M. le ministre de l'intérieur (M. A. Vandenpeereboom). - Je crois qu'il ne reste plus qu'à voter sur le premier paragraphe de la proposition du gouvernement. On s'expliquera ensuite quant aux cultivateurs.

MpVµ. - On a demandé la division. Je mets donc aux voix les paragraphes 1 et 2 ainsi conçus :

« Par dérogation au n°3 de l'article premier de la loi électorale, et au n°3 de l'article 7 de la loi communale, sont électeurs provinciaux et communaux, sous la condition de justifier qu'ils ont suivi un cours d'enseignement moyen de trois années au moins dans un établissement public ou privé :

« 1° Ceux qui possèdent la moitié du cens fixé par les articles précités. »

M. de Naeyerµ. - Il s'agit du paragraphe premier avec l'amendement de la section centrale.

M. le ministre de l'intérieur (M. A. Vandenpeereboom). - Oui, il est entendu que la proposition du gouvernement est amendée par la section centrale.

- De toutes parts. - L'appel nominal !

- Il est procédé à cette opération.

110 membres y prennent part.

63 membres répondent oui.

47 membres répondent non.

En conséquence les paragraphes 1 et 2 de l'article 3 sont adoptés.

Ont répondu oui :

MM. Allard, Ansiau, Anspach, Bara, Bricoult, Broustin, Bruneau, Carlier, Couvreur, Crombez, David, de Baillet-Latour, de Brouckere, de Florisone, De Fré, de Kerchove de Denterghem, de Lexhy, d'Elhoungne, de Macar, de Moor, de Rongé, de Rossius, Descamps, Dethuin, de Vrière, Dewandre, Dolez, Dupont, Elias, Frère-Orban, Funck, Guillery, Hagemans, Hymans, Jacquemyns, Jamar, Jouet, Jouret, Lambert, Lebeau, Le Hardy de Beaulieu, Lelièvre, Lippens, Mascart, Moreau, Mouton, Muller, Nélis, Orban, Orts, Preud'homme, Rogier, Sabatier, Valckenaere, Alp. Vandenpeereboom, Vander Maesen, Vanderstichelen, Van Humbeeck, Van Iseghem, Vleminckx, Warocqué, Watteeu et Ernest Vandenpeereboom.

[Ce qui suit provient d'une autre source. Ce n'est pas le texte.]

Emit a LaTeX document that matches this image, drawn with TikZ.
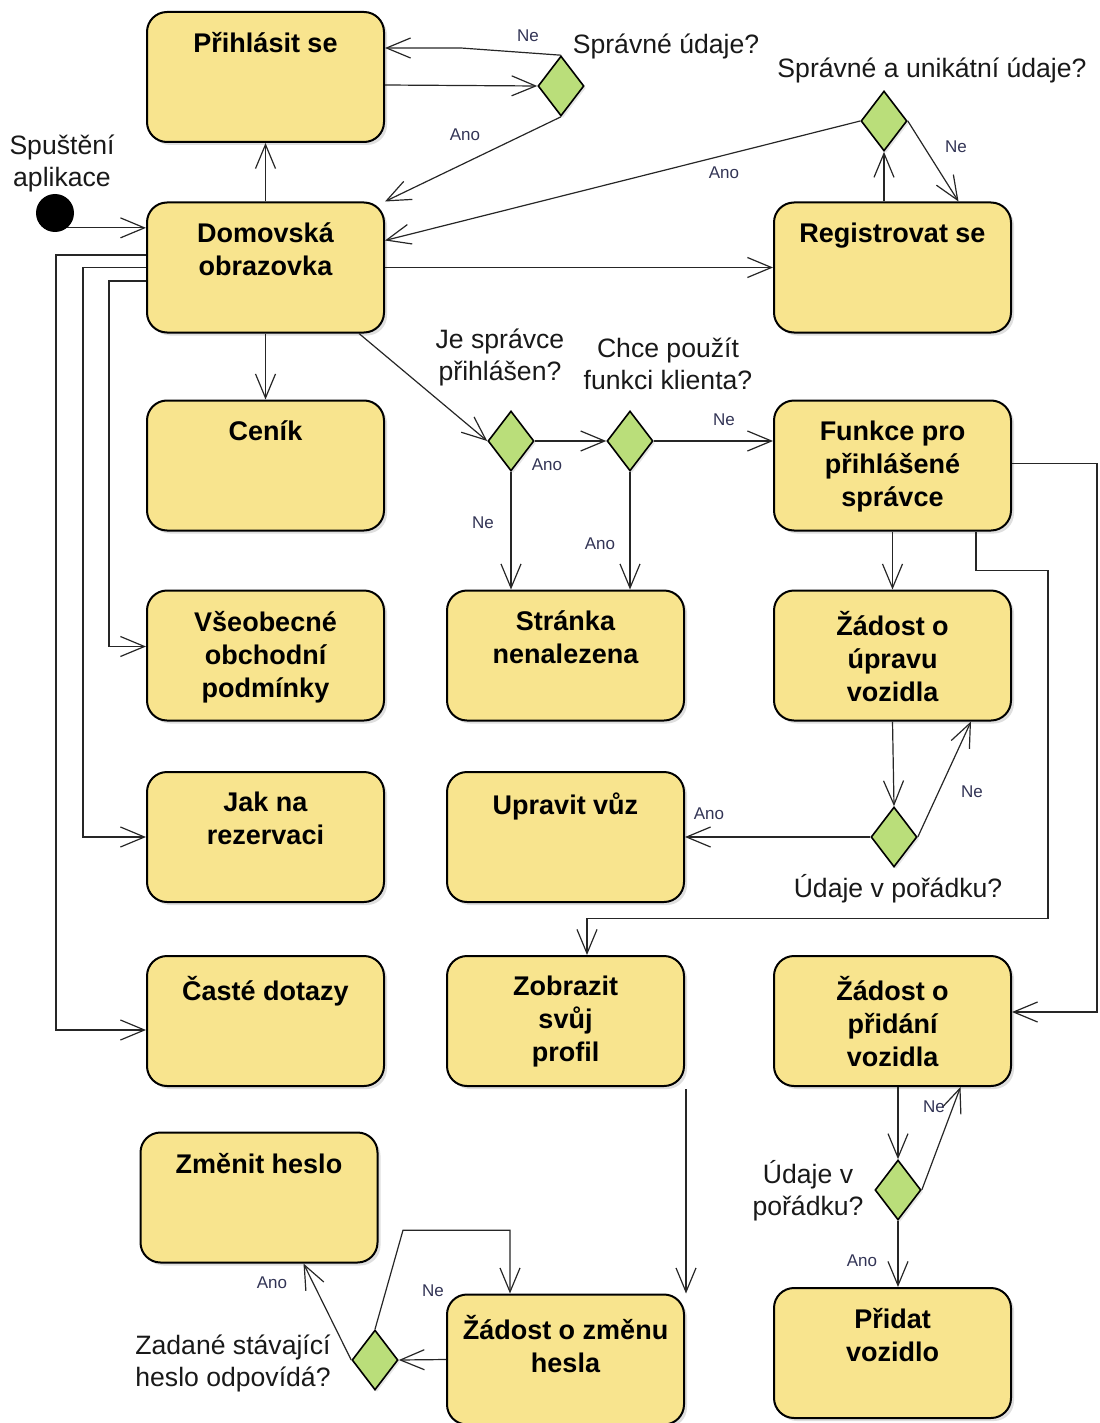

(page 859) Ont répondu non :

MM. Beeckman, Coomans, de Coninck, de Haerne, E. de Kerckhove, Delaet, Delcour, de Liedekerke, de Mérode, de Muelenaere, de Naeyer, de Smedt, de Terbecq, de Theux, de Woelmont, d'Hane-Steenhuyse, Dumortier, d'Ursel, Gerrits, Hayez, Jacobs, Janssens, Julliot, Kervyn de Lettenhove, Landeloos, Liénart, Magherman, Notelteirs, Pirmez, Reynaert, Royer de Behr, Schollaert, Tack, Thibaut, Thienpont, Thonissen, T’Serstevens, Van Cromphaut, Vander Donckt, Van Hoorde, Van Overloop, Van Renynghe, Van Wambeke, Verwilghen, Vilain XIIII, Wasseige et Wouters.

- Des voix. - A demain.

- Des membres à gauche. - Mettons les autres paragraphes aux voix par assis et levé.

- Voix nombreuses. - Non, non, à demain.

- La séance est levée à 6 1/4 heures.